Tiny amounts of micronutrients can set kids in poverty up for success.
You know what's highly underrated?
Small but mighty, micronutrients deserve a big round of applause for helping you become the person you are today.
Micronutrients — a range of vitamins and minerals like iron, vitamin A, and calcium — are crucial for growth and well-being, especially during pregnancy and the first few years of life. The best part about them is that micronutrients are effective in super small quantities. I suppose that explains the whole "micro" part of their name.
For many of us, micronutrients like iron, iodine, and vitamin A, are part of everyday life. But that's not the case for everyone.
Micronutrients are everywhere in the Western world: in fruit juices, vegetables, fortified foods, and over the counter supplements. We have store aisles completely dedicated to vitamins and minerals. They are so prevalent in our culture, we often don't give them a second thought.
But that's not the reality for over 2 billion people in the world.
At least half of children worldwide ages 6 months to 5 years aren't getting enough micronutrients — and it's wreaking havoc on global progress.
According to the Centers for Disease Control and Prevention, 18 million babies are born mentally impaired because of maternal iodine deficiency. Iron deficiency during pregnancy is associated with 115,000 deaths each year. And the Micronutrient Initiative says that vitamin A deficiency claims the lives of almost 670,000 children under 5 and causes up to half a million children to become blind each year.
Those statistics are nothing but jarring, but they can easily be reduced. We know because we've already seen promising results.
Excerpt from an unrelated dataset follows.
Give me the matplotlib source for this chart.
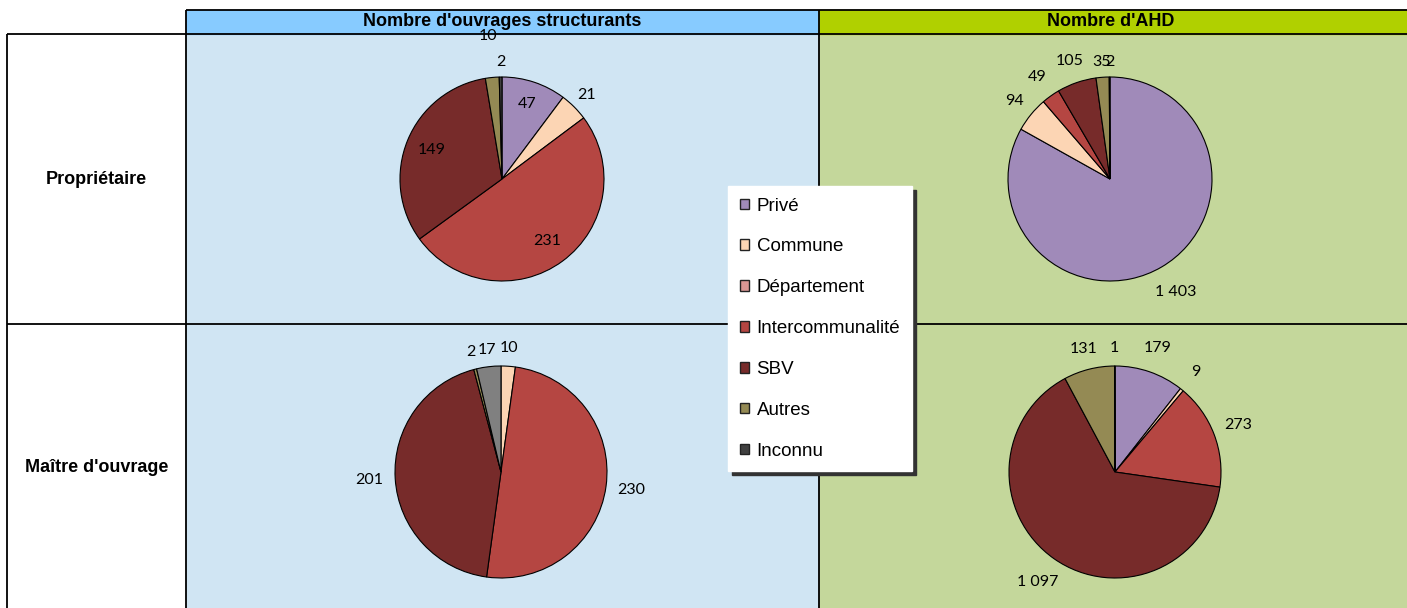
import matplotlib
matplotlib.use("Agg")
import numpy as np
import matplotlib.pyplot as plt
from matplotlib.patches import Rectangle, Patch

categories = ['Privé', 'Commune', 'Département', 'Intercommunalité', 'SBV', 'Autres', 'Inconnu']
colors = ['#A08AB9', '#FCD5B4', '#D99694', '#B54642', '#772B2A', '#948A54', '#404040']

col_titles = ["Nombre d'ouvrages structurants", "Nombre d'AHD"]
row_titles = ['Propriétaire', "Maître d'ouvrage"]

# ordre : Privé, Commune, Département, Intercommunalité, SBV, Autres, Inconnu
ouvrages_proprio = [47, 21, 0, 231, 149, 10, 2]
ahd_proprio = [1403, 94, 0, 49, 105, 35, 2]
ouvrages_mo = [0, 10, 0, 230, 201, 2, 17]
ahd_mo = [179, 9, 0, 273, 1097, 131, 1]

W, H = 1407, 608
fig = plt.figure(figsize=(W / 100, H / 100), dpi=100)
ax = fig.add_axes([0, 0, 1, 1])


def py(y):
    # ligne pixel (haut = 0) -> y données
    return H - y


# fonds du tableau
x0, x1, x2, x3 = 7, 186, 819, 1407
y_head, y_top, y_mid, y_bot = 10, 34, 324, 608
ax.add_patch(Rectangle((x1, py(y_bot)), x2 - x1, y_bot - y_top, color='#D0E5F3', zorder=0))
ax.add_patch(Rectangle((x2, py(y_bot)), x3 - x2, y_bot - y_top, color='#C4D79B', zorder=0))
ax.add_patch(Rectangle((x1, py(y_top)), x2 - x1, y_top - y_head, color='#87CBFF', zorder=0))
ax.add_patch(Rectangle((x2, py(y_top)), x3 - x2, y_top - y_head, color='#B0D000', zorder=0))

lk = dict(color='black', lw=1.3, zorder=1, solid_capstyle='butt')
ax.plot([x1, x3], [py(y_head)] * 2, **lk)
ax.plot([x0, x3], [py(y_top)] * 2, **lk)
ax.plot([x0, x3], [py(y_mid)] * 2, **lk)
for x, ya in [(x0, y_top), (x1, y_head), (x2, y_head)]:
    ax.plot([x, x], [py(ya), py(y_bot)], **lk)

hfont = dict(family='Liberation Sans', fontsize=13, fontweight='bold', ha='center', va='center')
ax.text(502, py(22), col_titles[0], **hfont)
ax.text(1111, py(22), col_titles[1], **hfont)
ax.text((x0 + x1) / 2, py(180), row_titles[0], **hfont)
ax.text((x0 + x1) / 2, py(468), row_titles[1], **hfont)


def draw_pie(values, center, radius, dists, inconnu_color=None):
    cols = list(colors)
    if inconnu_color:
        cols[-1] = inconnu_color
    vals = [v for v in values if v > 0]
    cc = [c for v, c in zip(values, cols) if v > 0]
    wedges, _ = ax.pie(vals, colors=cc, startangle=90, counterclock=False,
                       center=center, radius=radius, frame=True,
                       wedgeprops=dict(edgecolor='black', linewidth=0.8))
    for w, v, d in zip(wedges, vals, dists):
        mid = np.deg2rad((w.theta1 + w.theta2) / 2)
        tx = center[0] + d * radius * np.cos(mid)
        ty = center[1] + d * radius * np.sin(mid)
        ax.text(tx, ty, f"{v:,}".replace(',', ' '), family='Lato', fontsize=11.5,
                ha='center', va='center', zorder=5)


draw_pie(ouvrages_proprio, (502, py(179)), 102, [0.78, 1.17, 0.75, 0.75, 1.41, 1.15])
draw_pie(ahd_proprio, (1110, py(179)), 102, [1.28, 1.21, 1.23, 1.22, 1.15, 1.15])
draw_pie(ouvrages_mo, (501, py(472)), 106, [1.17, 1.24, 1.25, 1.17, 1.16], inconnu_color='#808080')
draw_pie(ahd_mo, (1115, py(472)), 106, [1.24, 1.21, 1.24, 1.27, 1.2, 1.17])

handles = [Patch(facecolor=c, edgecolor='#222222', linewidth=1) for c in colors]
leg = ax.legend(handles, categories, loc='upper left', bbox_to_anchor=(728, py(186)),
                bbox_transform=ax.transData, borderaxespad=0, frameon=True, fancybox=False,
                shadow={'color': '#333333', 'alpha': 1.0, 'ox': 3, 'oy': -3},
                handlelength=0.5, handleheight=0.5, handletextpad=0.4,
                labelspacing=1.27, borderpad=0.62,
                prop={'family': 'Liberation Sans', 'size': 13.5})
leg.get_frame().set_edgecolor('white')
leg.get_frame().set_facecolor('white')
leg.set_zorder(10)

ax.set_xlim(0, W)
ax.set_ylim(0, H)
ax.axis('off')

fig.savefig('out.png', dpi=100, facecolor='white')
Take iodized salt, for example. You may have some in your kitchen right now. The iodization of salt is considered to be one of the world's simplest and most cost-effective measures to prevent iodine deficiency. In 1990, only about 20% of the world’s households had access to it, according to the Salt Institute. Today that access is more than 70%.
IQ is shown to be on average 13 points higher in places with adequate iodine intake than in those that are iodine deficient.
By adding micronutrients like iodine, vitamin A, folic acid, and iron to staple crops, communities have a better shot at reducing anemia and birth defects in their newborns.
Supplements are another way. Providing young children with vitamin A supplementation every six months has the ability to reduce mortality by an average of 23%, says the Micronutrient Initiative.
A greater focus on micronutrients is a cost-effective way to keep kids healthy and break the cycle of poverty.
It's a win-win, and organizations, governments, and creative minds are catching on. Social enterprise groups are also taking on the challenge. Lucky Iron Fish, for example, has changed the way families around the world receive their daily iron requirements. By boiling a fish-looking tool made of iron next to other ingredients in a pot, dinner becomes healthier — and so do the people eating it.
And, of course, education is key. The need to educate and change the type of food being consumed in order for it to make the biggest nutritional impact plays a vital role.
When people don't have access to the vitamins and minerals they need, they can't develop to their full potential. Giving newborns a better shot at life gives future generations a better one too. It's perhaps the best way to break the cycle of poverty — for good.